Below are some records; give them all again exactly, but not the pictures.

[Code that draws figures]
^^^^^^^^

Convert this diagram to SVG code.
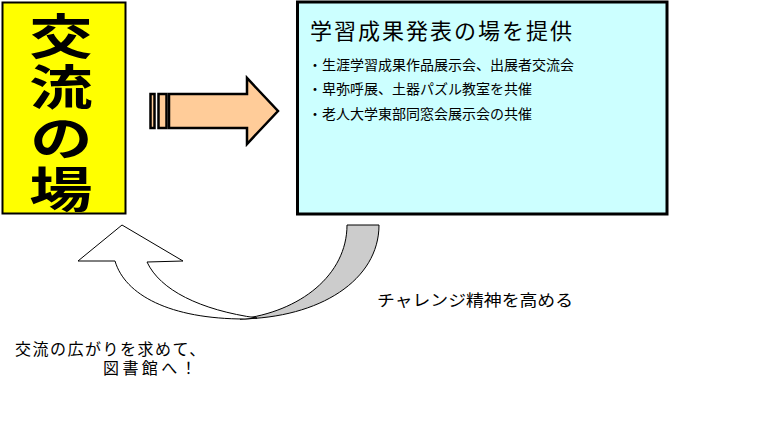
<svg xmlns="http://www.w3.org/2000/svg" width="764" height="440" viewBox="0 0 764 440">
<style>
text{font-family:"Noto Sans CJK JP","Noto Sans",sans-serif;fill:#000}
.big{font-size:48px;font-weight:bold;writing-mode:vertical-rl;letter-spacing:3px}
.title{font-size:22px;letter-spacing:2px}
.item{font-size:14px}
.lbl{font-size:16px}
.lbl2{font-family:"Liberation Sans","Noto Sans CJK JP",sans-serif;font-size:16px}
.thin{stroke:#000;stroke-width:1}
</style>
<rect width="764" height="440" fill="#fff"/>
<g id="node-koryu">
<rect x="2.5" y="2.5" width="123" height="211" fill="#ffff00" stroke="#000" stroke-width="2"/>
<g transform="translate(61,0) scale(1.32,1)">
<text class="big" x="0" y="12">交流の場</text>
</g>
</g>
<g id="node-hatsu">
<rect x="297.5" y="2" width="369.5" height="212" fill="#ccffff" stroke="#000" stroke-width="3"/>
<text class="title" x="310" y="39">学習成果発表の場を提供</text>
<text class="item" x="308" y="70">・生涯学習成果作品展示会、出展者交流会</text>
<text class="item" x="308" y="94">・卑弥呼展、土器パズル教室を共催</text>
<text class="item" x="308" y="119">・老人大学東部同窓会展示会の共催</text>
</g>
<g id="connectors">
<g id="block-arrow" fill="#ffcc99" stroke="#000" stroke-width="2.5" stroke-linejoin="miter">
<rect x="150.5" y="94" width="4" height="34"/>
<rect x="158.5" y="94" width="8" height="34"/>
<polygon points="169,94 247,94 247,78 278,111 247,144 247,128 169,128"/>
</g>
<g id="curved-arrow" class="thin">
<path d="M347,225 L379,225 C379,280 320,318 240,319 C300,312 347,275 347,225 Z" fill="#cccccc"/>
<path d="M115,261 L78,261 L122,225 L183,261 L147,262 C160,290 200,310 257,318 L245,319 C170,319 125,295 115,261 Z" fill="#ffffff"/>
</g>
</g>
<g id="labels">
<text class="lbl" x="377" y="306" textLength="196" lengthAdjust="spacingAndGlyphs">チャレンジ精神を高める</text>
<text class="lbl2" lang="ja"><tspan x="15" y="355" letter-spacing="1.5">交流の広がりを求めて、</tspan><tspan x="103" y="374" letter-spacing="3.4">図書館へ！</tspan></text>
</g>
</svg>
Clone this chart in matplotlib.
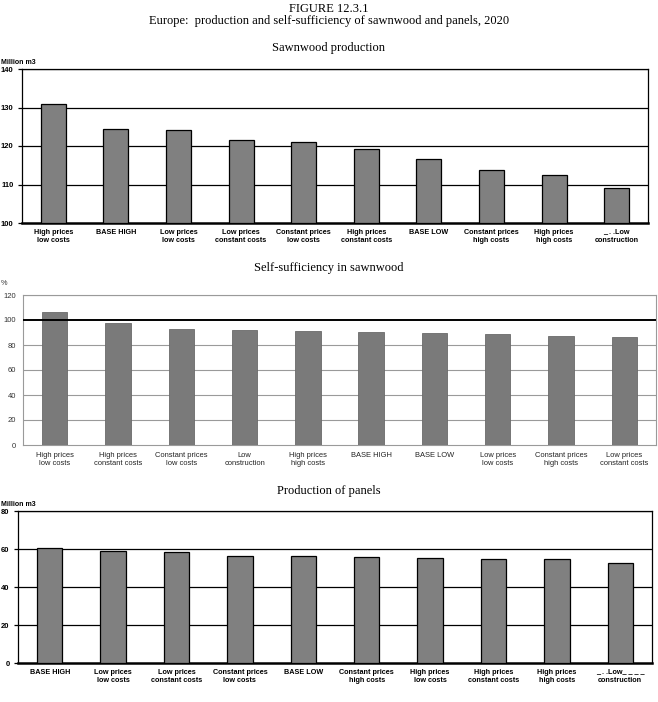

^^^^^^^^

Response for this exercise »
Convert this diagram to SVG code.
<svg xmlns="http://www.w3.org/2000/svg" width="764" height="440" viewBox="0 0 764 440">
<style>
text{font-family:"Noto Sans CJK JP","Noto Sans",sans-serif;fill:#000}
.big{font-size:48px;font-weight:bold;writing-mode:vertical-rl;letter-spacing:3px}
.title{font-size:22px;letter-spacing:2px}
.item{font-size:14px}
.lbl{font-size:16px}
.lbl2{font-family:"Liberation Sans","Noto Sans CJK JP",sans-serif;font-size:16px}
.thin{stroke:#000;stroke-width:1}
</style>
<rect width="764" height="440" fill="#fff"/>
<g id="node-koryu">
<rect x="2.5" y="2.5" width="123" height="211" fill="#ffff00" stroke="#000" stroke-width="2"/>
<g transform="translate(61,0) scale(1.32,1)">
<text class="big" x="0" y="12">交流の場</text>
</g>
</g>
<g id="node-hatsu">
<rect x="297.5" y="2" width="369.5" height="212" fill="#ccffff" stroke="#000" stroke-width="3"/>
<text class="title" x="310" y="39">学習成果発表の場を提供</text>
<text class="item" x="308" y="70">・生涯学習成果作品展示会、出展者交流会</text>
<text class="item" x="308" y="94">・卑弥呼展、土器パズル教室を共催</text>
<text class="item" x="308" y="119">・老人大学東部同窓会展示会の共催</text>
</g>
<g id="connectors">
<g id="block-arrow" fill="#ffcc99" stroke="#000" stroke-width="2.5" stroke-linejoin="miter">
<rect x="150.5" y="94" width="4" height="34"/>
<rect x="158.5" y="94" width="8" height="34"/>
<polygon points="169,94 247,94 247,78 278,111 247,144 247,128 169,128"/>
</g>
<g id="curved-arrow" class="thin">
<path d="M347,225 L379,225 C379,280 320,318 240,319 C300,312 347,275 347,225 Z" fill="#cccccc"/>
<path d="M115,261 L78,261 L122,225 L183,261 L147,262 C160,290 200,310 257,318 L245,319 C170,319 125,295 115,261 Z" fill="#ffffff"/>
</g>
</g>
<g id="labels">
<text class="lbl" x="377" y="306" textLength="196" lengthAdjust="spacingAndGlyphs">チャレンジ精神を高める</text>
<text class="lbl2" lang="ja"><tspan x="15" y="355" letter-spacing="1.5">交流の広がりを求めて、</tspan><tspan x="103" y="374" letter-spacing="3.4">図書館へ！</tspan></text>
</g>
</svg>
Clone this chart in matplotlib.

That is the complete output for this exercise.